El senador de izquierda Iván Cepeda desea que en unos años haya un gobierno de concertación nacional en Colombia, similar al que hubo en Irlanda luego del Acuerdo de Viernes Santo. Félix Lafaurie, dirigente ganadero de derechas, defiende la necesidad de un acuerdo nacional que traiga la paz política.
Este (acuerdo) parece ser una condición para que haya paz con el ELN. Es decir que la “paz total” tendría la vocación de construir un pacto que va más allá del desarme de grupos que azotan al país. Eso endereza un poco la narrativa errática que traía el asunto y es un propósito loable en el camino de erradicar nuestra violencia endémica. Lograr un pacto que supere los odios y las retaliaciones, que se cumpla de verdad, y que no tenga grietas, plantea de entrada dos preguntas: quienes serían los llamados a un acuerdo y en torno a qué.
En 1957 Alberto Lleras Camargo y Laureano Gómez pactaron en Sitges, Cataluña, el Frente Nacional. Era un acuerdo de paz y de reconstrucción de un país asolado por la guerra civil que ellos mismos habían causado. La médula era sacar las armas de la política y entregar el monopolio de éstas a la fuerza pública. Lo primero se logró pues aún los caudillos locales les copiaban a los jefes de los partidos. Lo segundo hasta el sol de hoy sigue pendiente. Las limitaciones intrínsecas de ese pacto: que fue excluyente, que se dio en medio de la guerra fría y sus paranoias, que mantuvo la represión, que no pudo sacar adelante las reformas, y una larga suma de factores hicieron que esa paz amnésica haya engendrado una nueva guerra.

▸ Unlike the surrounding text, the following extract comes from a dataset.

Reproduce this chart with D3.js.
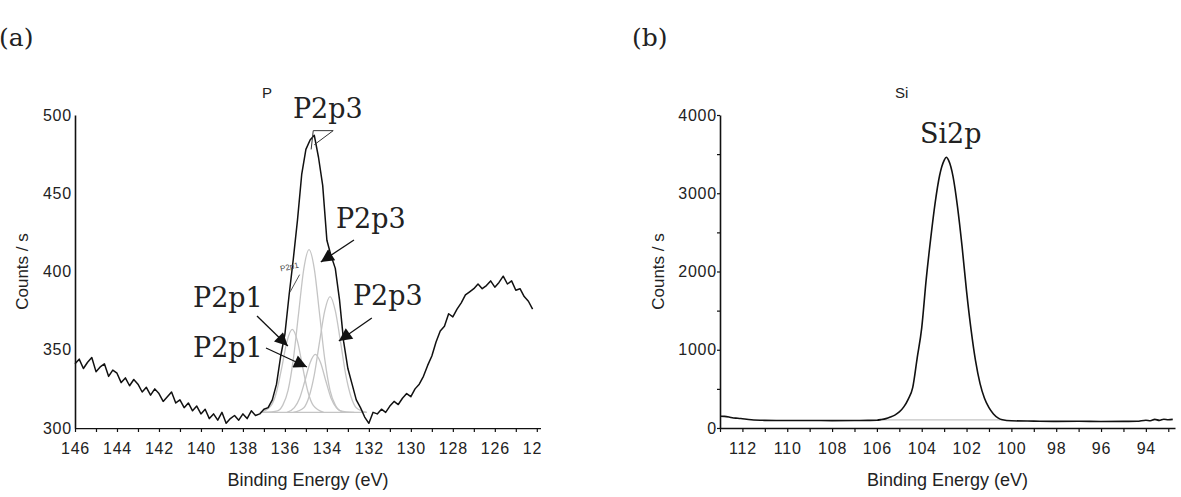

A esa guerra interna insurgente-contrainsurgente se le intentó poner fin en 1991 con la Asamblea Nacional Constituyente, un nuevo pacto más plural e incluyente, entre liberales, conservadores y la izquierda moderada (y desarmada) representada en la ADM19. Valga recordar los ingentes esfuerzos que se hicieron para que allí confluyeran todos los factores de la violencia, desde Pablo Escobar -que efectivamente se sometió a la justicia cuando la Asamblea prohibió la extradición- hasta la Coordinadora Guerrillera Simón Bolívar (FARC-EP, ELN y un sector del EPL) que pretendía obtener un número significativo de cupos sin un desarme previo. Muchos prefirieron la guerra a otorgarles semejante concesión. Por ese boquete se coló la confrontación más atroz que hayamos vivido nunca por el territorio, las rentas, y por un modelo de economía y de Estado.
En 2016 el acuerdo entre el gobierno de Juan Manuel Santos y las FARC-EP revivió la esperanza de la reconciliación y abrió la puerta para que se hicieran cambios estructurales a factores asociados a la guerra como la tierra, la impunidad y el narcotráfico; pero contó con líneas rojas remarcadas por Santos en torno a la política de seguridad y el modelo económico, dos elementos que hacen parte del meollo de nuestras violencias. Este acuerdo, en lugar de unir, dividió al país (¡insólito!) y su implementación ha sido traumática. Sin duda, la pata que le faltó al acuerdo de La Habana fue la concertación con el uribismo, fuerza que dedicó sus mejores esfuerzos a dañar lo acordado, con relativo éxito, y a una implementación mediocre cuyas consecuencias estamos sufriendo.
Hoy parece que se quiere enmendar ese vacío con un acuerdo nacional que traiga la concordia y acerque a los extremos. Al parecer, de eso va el romance entre Álvaro Uribe y Gustavo Petro, y de eso va también la nueva faceta de Pepe Lafaurie, más comprensiva de la realidad del país. Sin embargo, es bueno preguntarse quienes harán parte de este pacto y, sobre todo, su agenda. ¿Serán invitados quienes aún portan armas como el ELN? ¿Y los narcotraficantes cuyo poder es indiscutible? ¿Cómo concurrirá el santismo, que se debate entre el gobierno y la oposición? ¿Qué rol tendrán los partidos? ¿Como se involucra la sociedad? ¿Cómo se superará el odio y la desconfianza que con tanta saña han sembrado los que hoy se disponen a pactar? ¿Será un pacto más allá del petrismo y el uribismo?
En cuanto a la agenda se sobre entiende que ese acuerdo nacional debe aspirar, por enésima vez, a sacar las armas de la política, del conflicto social y de los negocios, en particular en las regiones. Eso ya sería bastante. Pero ¿Alcanzará para revisar el modelo económico como pretende Petro? ¿Es dable abordar todos los cimientos del Estado de derecho como se infiere de la agenda pactada con el ELN?
Por ahora lo único claro es que bajo la sombrilla del diálogo con el ELN se está cocinando a fuego lento esa concertación política y quien sabe si las candidaturas para 2026 de esa especie de nuevo Frente Nacional.